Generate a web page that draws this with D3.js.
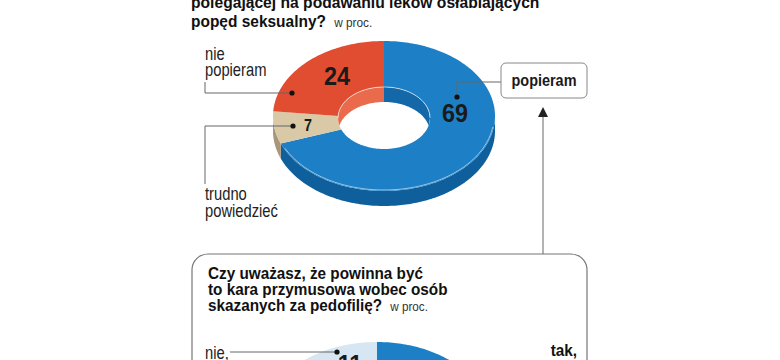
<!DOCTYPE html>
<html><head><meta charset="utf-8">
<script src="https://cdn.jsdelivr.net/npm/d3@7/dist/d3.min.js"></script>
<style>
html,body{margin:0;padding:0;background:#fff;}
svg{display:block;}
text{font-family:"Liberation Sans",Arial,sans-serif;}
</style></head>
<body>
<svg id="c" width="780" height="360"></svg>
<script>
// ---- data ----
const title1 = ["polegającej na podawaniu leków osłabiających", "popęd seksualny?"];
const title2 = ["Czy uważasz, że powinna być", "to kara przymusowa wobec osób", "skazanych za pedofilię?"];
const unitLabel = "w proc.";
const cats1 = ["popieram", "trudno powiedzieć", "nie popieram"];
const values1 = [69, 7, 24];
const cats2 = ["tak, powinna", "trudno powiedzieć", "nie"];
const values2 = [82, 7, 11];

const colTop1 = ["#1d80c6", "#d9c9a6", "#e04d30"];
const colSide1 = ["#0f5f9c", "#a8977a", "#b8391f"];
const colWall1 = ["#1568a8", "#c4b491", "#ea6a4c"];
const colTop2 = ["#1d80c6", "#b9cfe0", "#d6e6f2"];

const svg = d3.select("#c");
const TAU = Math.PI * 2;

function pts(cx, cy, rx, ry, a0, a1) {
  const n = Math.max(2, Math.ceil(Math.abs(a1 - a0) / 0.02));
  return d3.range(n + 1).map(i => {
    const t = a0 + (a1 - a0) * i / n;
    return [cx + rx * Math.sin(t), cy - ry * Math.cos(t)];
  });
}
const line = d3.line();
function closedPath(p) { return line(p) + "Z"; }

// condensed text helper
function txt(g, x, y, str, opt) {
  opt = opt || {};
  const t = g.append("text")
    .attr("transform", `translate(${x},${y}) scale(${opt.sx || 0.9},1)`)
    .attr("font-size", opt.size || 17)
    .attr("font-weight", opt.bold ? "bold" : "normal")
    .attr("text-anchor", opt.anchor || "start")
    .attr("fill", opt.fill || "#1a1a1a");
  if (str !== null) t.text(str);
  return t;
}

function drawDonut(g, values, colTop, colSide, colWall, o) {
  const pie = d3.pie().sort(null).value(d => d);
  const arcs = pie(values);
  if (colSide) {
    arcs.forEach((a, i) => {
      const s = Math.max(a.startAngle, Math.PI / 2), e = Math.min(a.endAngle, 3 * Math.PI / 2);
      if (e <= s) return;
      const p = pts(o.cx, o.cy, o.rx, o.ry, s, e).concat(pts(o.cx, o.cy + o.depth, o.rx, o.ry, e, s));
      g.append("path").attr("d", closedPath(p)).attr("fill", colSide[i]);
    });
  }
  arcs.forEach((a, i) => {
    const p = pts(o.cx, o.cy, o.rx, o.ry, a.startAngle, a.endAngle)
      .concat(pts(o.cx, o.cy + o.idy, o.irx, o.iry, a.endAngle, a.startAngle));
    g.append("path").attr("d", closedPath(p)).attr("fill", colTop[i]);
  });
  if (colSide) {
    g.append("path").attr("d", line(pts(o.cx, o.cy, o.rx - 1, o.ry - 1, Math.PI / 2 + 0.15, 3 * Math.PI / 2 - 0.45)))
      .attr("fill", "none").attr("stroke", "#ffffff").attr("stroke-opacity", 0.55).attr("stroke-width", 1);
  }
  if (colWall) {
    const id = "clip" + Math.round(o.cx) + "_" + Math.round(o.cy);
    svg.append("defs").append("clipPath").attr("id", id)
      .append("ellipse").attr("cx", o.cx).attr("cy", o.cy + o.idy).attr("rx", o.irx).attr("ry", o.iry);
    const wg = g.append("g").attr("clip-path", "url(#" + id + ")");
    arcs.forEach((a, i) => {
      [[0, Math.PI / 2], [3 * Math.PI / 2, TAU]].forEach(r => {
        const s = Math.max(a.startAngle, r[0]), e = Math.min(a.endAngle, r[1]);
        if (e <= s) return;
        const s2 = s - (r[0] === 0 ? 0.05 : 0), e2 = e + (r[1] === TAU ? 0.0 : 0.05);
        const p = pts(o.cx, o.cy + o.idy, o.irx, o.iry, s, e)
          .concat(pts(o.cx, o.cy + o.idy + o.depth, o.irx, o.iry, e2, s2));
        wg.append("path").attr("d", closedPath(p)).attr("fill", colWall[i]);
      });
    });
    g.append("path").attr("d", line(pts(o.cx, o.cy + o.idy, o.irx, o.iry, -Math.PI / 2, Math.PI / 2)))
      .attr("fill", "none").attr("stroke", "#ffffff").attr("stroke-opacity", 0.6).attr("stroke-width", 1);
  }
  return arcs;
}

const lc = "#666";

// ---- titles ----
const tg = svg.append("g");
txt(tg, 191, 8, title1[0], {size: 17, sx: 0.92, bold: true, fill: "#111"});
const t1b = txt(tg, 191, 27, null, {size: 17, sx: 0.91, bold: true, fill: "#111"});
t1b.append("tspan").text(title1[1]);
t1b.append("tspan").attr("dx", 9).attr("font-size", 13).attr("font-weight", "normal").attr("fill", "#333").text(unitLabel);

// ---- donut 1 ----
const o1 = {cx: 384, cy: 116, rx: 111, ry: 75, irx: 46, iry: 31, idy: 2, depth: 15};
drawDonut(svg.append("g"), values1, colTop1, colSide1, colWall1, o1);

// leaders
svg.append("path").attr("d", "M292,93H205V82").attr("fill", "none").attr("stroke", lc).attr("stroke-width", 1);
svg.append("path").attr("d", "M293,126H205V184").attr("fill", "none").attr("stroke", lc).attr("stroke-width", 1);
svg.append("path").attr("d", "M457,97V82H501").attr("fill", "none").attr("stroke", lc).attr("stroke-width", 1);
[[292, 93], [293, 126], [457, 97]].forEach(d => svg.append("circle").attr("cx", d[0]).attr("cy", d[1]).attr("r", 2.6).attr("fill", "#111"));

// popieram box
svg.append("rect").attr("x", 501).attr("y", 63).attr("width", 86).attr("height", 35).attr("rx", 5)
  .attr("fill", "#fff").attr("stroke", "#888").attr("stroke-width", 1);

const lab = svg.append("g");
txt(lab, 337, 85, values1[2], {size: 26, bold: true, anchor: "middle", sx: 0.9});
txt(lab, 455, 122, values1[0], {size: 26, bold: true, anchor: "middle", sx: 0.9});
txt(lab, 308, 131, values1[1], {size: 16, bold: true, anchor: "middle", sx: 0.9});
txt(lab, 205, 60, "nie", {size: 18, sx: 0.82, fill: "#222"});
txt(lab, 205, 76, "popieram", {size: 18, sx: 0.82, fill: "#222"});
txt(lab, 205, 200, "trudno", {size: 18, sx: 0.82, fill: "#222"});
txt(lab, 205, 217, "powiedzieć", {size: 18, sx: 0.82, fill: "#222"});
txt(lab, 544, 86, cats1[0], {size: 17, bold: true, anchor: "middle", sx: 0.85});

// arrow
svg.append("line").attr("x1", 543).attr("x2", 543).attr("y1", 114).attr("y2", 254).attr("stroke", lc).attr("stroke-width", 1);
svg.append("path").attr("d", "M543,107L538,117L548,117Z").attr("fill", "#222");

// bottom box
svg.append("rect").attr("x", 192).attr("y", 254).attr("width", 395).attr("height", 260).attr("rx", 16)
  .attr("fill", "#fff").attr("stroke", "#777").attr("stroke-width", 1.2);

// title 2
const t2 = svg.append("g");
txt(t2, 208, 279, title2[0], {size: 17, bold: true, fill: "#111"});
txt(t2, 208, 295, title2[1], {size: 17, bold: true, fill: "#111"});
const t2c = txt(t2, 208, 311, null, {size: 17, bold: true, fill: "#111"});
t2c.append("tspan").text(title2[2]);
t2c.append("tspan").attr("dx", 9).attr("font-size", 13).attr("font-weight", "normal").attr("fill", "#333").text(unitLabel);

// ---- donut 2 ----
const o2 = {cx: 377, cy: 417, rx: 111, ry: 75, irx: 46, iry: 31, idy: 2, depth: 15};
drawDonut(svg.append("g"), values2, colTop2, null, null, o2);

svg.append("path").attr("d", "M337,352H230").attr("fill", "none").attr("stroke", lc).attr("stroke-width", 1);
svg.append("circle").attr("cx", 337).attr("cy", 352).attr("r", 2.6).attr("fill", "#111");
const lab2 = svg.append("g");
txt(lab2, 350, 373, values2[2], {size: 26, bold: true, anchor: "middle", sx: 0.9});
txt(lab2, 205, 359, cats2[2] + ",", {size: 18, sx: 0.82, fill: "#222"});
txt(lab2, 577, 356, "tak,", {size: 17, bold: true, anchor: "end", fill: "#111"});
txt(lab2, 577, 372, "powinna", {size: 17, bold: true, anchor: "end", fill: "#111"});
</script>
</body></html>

········

Transcribe exactly, with no pictures, the lines running from the first line of the material through the line holding "const values2 = [82, 7, 11];".

### Final result
Generate a web page that draws this with D3.js.
<!DOCTYPE html>
<html><head><meta charset="utf-8">
<script src="https://cdn.jsdelivr.net/npm/d3@7/dist/d3.min.js"></script>
<style>
html,body{margin:0;padding:0;background:#fff;}
svg{display:block;}
text{font-family:"Liberation Sans",Arial,sans-serif;}
</style></head>
<body>
<svg id="c" width="780" height="360"></svg>
<script>
// ---- data ----
const title1 = ["polegającej na podawaniu leków osłabiających", "popęd seksualny?"];
const title2 = ["Czy uważasz, że powinna być", "to kara przymusowa wobec osób", "skazanych za pedofilię?"];
const unitLabel = "w proc.";
const cats1 = ["popieram", "trudno powiedzieć", "nie popieram"];
const values1 = [69, 7, 24];
const cats2 = ["tak, powinna", "trudno powiedzieć", "nie"];
const values2 = [82, 7, 11];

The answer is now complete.